Catch shares, a fishery management system that gives fishermen a secure share of the catch in exchange for increased monitoring and greater accountability, represent a substantial change from the way U.S. fisheries have been managed in the past.
Well-designed catch shares – particularly when they include accumulation limits – can provide safeguards for small boat fishermen, their families, and their communities. Because these are the people who are hurt most when fisheries collapse, EDF believes it is imperative to ensure that management programs take the needs of both fish and fishermen into account. Catch shares are uniquely suited to do so in a number of ways that conventional fishery management plans could not.
For example, conventional fishery management plans typically call for shortened seasons and even closures when overfishing or other factors deplete stocks. This unpredictability of management can endanger smaller operators more than bigger ones, since they may not have the flexibility to weather the changes. Because catch shares usually allow fishermen to operate all year long, they provide far greater job stability for fishermen, who know in advance how much fish they can catch during the season and what their needs will be at any given time. They can spread their catch out over the year, avoiding the gluts that occur when everyone brings in their catch at once and timing trips to maximize the price they’ll earn for that catch. Some fishermen are working directly with processors so they are fishing for species that are most sought-after at the most desirable times, earning the highest price per fish.
With longer seasons, fishermen can also take time off for needed boat repairs, and avoid working under the most dangerous weather conditions. These are welcome changes for many fishermen, who had grown accustomed to having to work at a frenzied pace whenever regulators said they could, with no flexibility to come in during dangerous weather or stay out when the fishing was good.

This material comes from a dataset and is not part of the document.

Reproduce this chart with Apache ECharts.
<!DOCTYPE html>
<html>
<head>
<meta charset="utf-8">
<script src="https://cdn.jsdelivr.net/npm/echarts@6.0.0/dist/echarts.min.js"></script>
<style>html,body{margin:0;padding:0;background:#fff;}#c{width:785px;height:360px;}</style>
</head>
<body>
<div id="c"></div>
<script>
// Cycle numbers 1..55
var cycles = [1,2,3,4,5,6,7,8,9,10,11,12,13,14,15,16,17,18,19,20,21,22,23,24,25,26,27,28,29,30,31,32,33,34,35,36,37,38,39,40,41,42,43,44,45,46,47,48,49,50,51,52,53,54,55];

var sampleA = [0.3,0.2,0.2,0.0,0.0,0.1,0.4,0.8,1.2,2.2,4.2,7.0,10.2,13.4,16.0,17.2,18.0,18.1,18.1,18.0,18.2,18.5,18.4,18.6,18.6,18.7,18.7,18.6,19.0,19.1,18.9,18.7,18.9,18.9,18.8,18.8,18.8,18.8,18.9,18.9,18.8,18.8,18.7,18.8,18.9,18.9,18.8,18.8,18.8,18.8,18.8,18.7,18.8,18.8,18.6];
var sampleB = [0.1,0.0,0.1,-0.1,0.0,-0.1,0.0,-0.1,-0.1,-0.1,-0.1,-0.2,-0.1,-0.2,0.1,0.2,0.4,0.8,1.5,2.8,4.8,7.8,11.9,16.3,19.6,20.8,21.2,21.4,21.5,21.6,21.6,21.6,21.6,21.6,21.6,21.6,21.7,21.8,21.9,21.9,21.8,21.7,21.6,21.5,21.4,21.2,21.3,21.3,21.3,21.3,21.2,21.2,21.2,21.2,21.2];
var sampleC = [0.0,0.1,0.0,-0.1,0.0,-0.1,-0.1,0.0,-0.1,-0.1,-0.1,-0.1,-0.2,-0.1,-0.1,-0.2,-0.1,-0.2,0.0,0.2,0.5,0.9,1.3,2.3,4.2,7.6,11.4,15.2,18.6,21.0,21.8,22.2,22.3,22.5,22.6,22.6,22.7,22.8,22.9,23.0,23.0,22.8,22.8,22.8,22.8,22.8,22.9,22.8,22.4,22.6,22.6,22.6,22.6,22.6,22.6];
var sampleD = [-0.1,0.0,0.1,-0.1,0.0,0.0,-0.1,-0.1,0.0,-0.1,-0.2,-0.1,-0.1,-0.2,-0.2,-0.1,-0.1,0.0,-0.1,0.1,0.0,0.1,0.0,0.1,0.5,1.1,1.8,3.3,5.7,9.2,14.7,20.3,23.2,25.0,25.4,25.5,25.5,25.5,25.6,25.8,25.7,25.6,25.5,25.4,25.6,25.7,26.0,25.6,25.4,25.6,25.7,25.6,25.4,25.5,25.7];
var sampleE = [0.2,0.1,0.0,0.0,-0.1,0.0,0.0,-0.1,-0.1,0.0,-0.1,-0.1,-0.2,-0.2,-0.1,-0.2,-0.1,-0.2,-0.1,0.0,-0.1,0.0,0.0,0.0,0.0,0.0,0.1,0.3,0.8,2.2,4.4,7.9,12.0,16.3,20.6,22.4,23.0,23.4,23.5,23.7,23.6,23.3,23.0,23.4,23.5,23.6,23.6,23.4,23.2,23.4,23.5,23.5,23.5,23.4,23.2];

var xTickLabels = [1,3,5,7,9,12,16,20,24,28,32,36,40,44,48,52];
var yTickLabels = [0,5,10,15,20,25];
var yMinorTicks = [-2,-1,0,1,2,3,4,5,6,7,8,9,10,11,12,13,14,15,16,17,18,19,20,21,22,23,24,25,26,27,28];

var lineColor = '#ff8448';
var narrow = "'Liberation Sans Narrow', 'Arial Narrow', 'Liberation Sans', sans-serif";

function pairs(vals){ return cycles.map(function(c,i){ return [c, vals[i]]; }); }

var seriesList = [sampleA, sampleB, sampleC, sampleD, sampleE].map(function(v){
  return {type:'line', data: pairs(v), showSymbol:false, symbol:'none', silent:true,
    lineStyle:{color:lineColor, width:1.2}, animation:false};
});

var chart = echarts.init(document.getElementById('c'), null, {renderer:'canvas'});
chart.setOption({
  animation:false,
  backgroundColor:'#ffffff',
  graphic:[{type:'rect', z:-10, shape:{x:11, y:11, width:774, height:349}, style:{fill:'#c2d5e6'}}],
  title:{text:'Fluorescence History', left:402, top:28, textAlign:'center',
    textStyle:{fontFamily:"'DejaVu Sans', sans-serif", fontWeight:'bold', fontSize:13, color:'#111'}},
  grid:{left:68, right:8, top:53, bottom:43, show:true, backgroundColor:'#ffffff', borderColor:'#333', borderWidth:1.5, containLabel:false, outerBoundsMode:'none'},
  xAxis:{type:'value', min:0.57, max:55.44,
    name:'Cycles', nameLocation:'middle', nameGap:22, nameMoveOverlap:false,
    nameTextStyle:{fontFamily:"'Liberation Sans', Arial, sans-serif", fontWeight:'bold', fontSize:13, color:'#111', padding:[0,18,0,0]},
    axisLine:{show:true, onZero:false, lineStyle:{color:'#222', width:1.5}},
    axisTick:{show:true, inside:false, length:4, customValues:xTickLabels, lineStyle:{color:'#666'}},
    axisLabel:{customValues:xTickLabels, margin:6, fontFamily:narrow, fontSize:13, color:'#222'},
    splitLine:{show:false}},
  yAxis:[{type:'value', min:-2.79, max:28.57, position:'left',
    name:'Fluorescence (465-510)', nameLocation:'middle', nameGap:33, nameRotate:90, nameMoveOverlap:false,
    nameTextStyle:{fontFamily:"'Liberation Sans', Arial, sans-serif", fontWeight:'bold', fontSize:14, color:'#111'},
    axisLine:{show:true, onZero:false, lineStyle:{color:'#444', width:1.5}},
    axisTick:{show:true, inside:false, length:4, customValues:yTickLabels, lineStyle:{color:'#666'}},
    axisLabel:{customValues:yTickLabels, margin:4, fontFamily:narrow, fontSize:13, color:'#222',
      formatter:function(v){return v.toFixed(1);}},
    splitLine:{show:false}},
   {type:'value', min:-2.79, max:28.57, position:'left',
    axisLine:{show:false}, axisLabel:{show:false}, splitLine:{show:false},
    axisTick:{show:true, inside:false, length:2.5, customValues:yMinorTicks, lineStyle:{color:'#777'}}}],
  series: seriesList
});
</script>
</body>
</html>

Industry consolidation continues to be a concern due to climate change and the fact that there simply aren’t as many fish in the sea. While fleets have been shrinking for decades, catch shares allow fishery managers to set limits on consolidation when this is a concern.
Accumulation limits are designed to put reasonable caps on the control or ownership of fishing quota. Most catch share programs in North America have established accumulation limits to control fleet consolidation and to make sure that quota ownership is spread across a large enough number of participants in order to limit market power and fishing opportunity by a few individuals or companies.
There is no single way to set accumulation limits, and in fact, they are typically tailored to the characteristics of individual fisheries and the management goals of that fishery. Some fisheries have set high limits in order to allow for consolidation (such as a 25 percent consolidation cap for the New Zealand shore side sector), while others are low (such as a 1 percent cap for Alaska halibut).
These kinds of tools allow fishery managers to set up a system that protects fishing communities and fishing families from instability and the kind of rampant consolidation that had been going unchecked for years.
Catch shares provide the framework for the future – and with the right structure and features, this system is well suited to help protect fish and fishermen.